Day-to-day tasks include:
- Clearing vegetation, stumps, and topsoil from new construction sites
- Rough and finish grading for roads, parking lots, building pads, and drainage swales
- Cutting and filling slopes to engineered specifications
- Backfilling trenches and compacting subgrade material
- Ripping hard rock or compacted caliche before excavation
- Operating GPS and laser-guided grading systems on modern job sites
- Performing pre-shift and post-shift equipment inspections
Modern construction bulldozers — think Caterpillar D6, D8, or Komatsu D65 — are equipped with GPS machine control systems that give operators real-time 3D grade data. That technology has raised the skill ceiling dramatically. Operators who can run a blade manually and read a grade stake are valuable. Operators who can also work with machine control systems and troubleshoot GPS issues are irreplaceable.
Real Salary Data: What Bulldozer Operators Earn in Construction
Let’s talk money, because this is where a lot of career guides fall short. Vague ranges don’t help you negotiate your next job offer. Here’s what the data actually shows as of the most recent Bureau of Labor Statistics and industry wage surveys.
National Salary Overview
According to the U.S. Bureau of Labor Statistics (BLS), the median annual wage for operating engineers and other construction equipment operators — the classification that includes bulldozer operators — was $61,340 per year, or roughly $29.49 per hour as of the most recent reporting period.
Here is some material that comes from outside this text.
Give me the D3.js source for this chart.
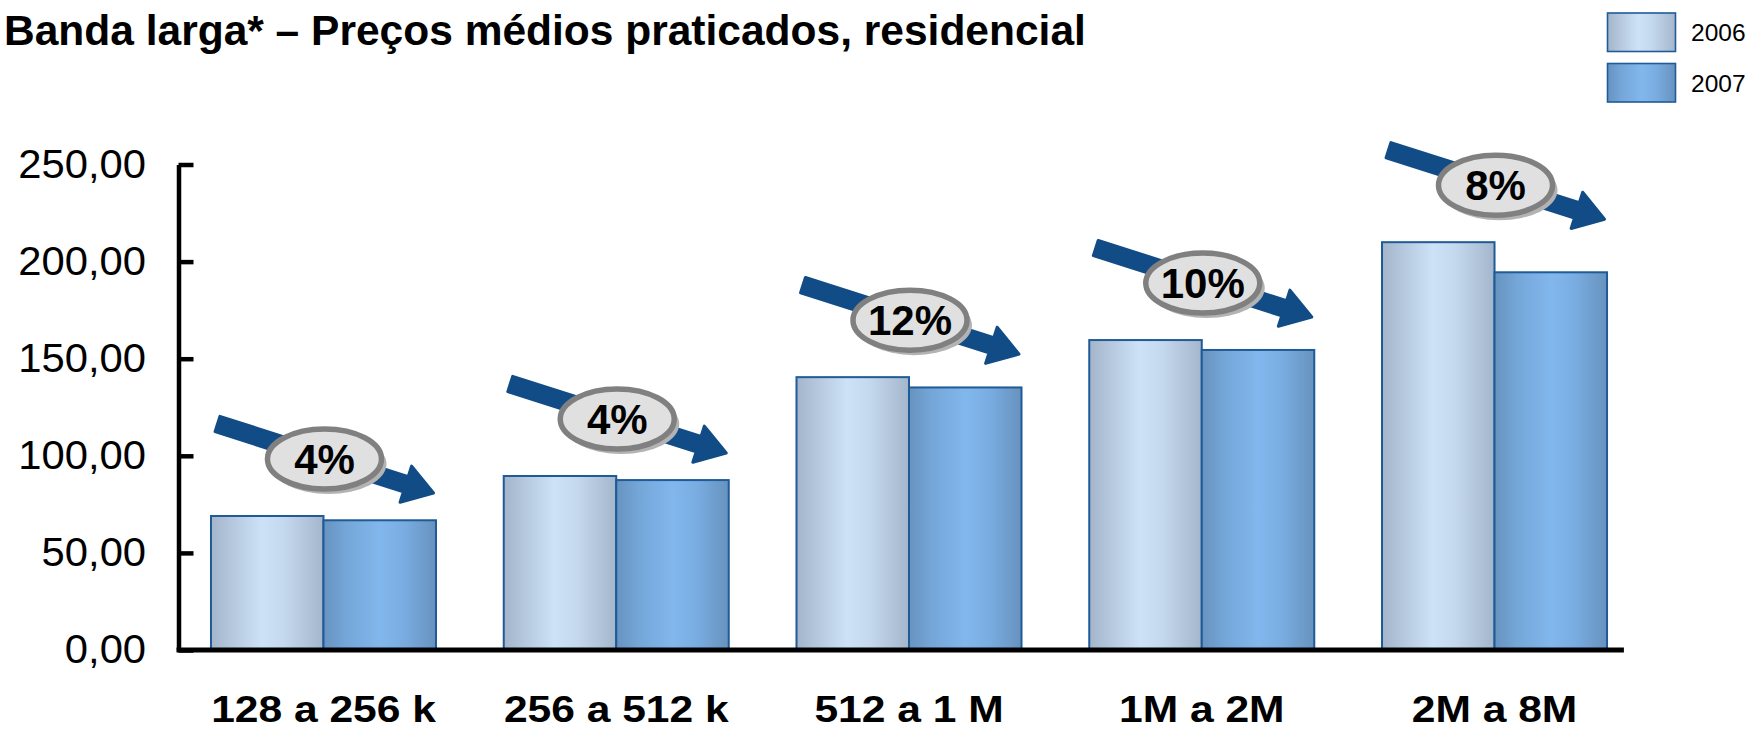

The bottom 10% earned around $37,000 annually, while the top 10% exceeded $98,000. Experienced operators in specialty sectors like dam construction or pipeline right-of-way clearing regularly break $100,000 with overtime.
Salary by State: Where Operators Earn the Most
Geography is one of the biggest factors in bulldozer operator pay. Here’s a breakdown of average annual wages by state based on BLS Occupational Employment and Wage Statistics:
- Illinois: $88,200 — driven by union wages in Chicago metro and major infrastructure projects
- New Jersey: $84,700 — dense infrastructure work, high cost of living premium
- Washington State: $79,500 — active highway and utility corridor projects
- California: $77,800 — strong union presence, major public works spending
- Alaska: $76,400 — remote project bonuses and pipeline work
- Nevada: $68,900 — active commercial and infrastructure development
- Texas: $57,300 — high volume of work, competitive non-union market
- Florida: $54,200 — steady residential and commercial demand
- Mississippi: $46,100 — lower cost of living, rural and highway work
- Arkansas: $44,800 — predominantly non-union, smaller commercial projects
Union membership through the International Union of Operating Engineers (IUOE) typically adds 20–35% to base pay when you factor in benefits, pension contributions, and annuity packages. In high-wage union states like Illinois, a journeyman dozer operator on a highway project can net $110,000–$120,000 in a strong year with overtime.
Pay by Experience Level
- Entry-level (0–2 years): $38,000–$48,000
- Mid-level (3–7 years): $55,000–$72,000
- Senior operator (8–15 years): $72,000–$90,000
- Master operator / GPS specialist (15+ years): $90,000–$115,000+
Demand for Bulldozer Operators: The Numbers Behind the Opportunity
The BLS projects employment for construction equipment operators to grow by approximately 4% through 2032, which aligns with the national average. But those headline numbers understate the real market tightness. The challenge isn’t demand — it’s supply. The industry is facing a significant skilled labor shortage as experienced operators retire and fewer young workers enter the trade through traditional apprenticeship pipelines.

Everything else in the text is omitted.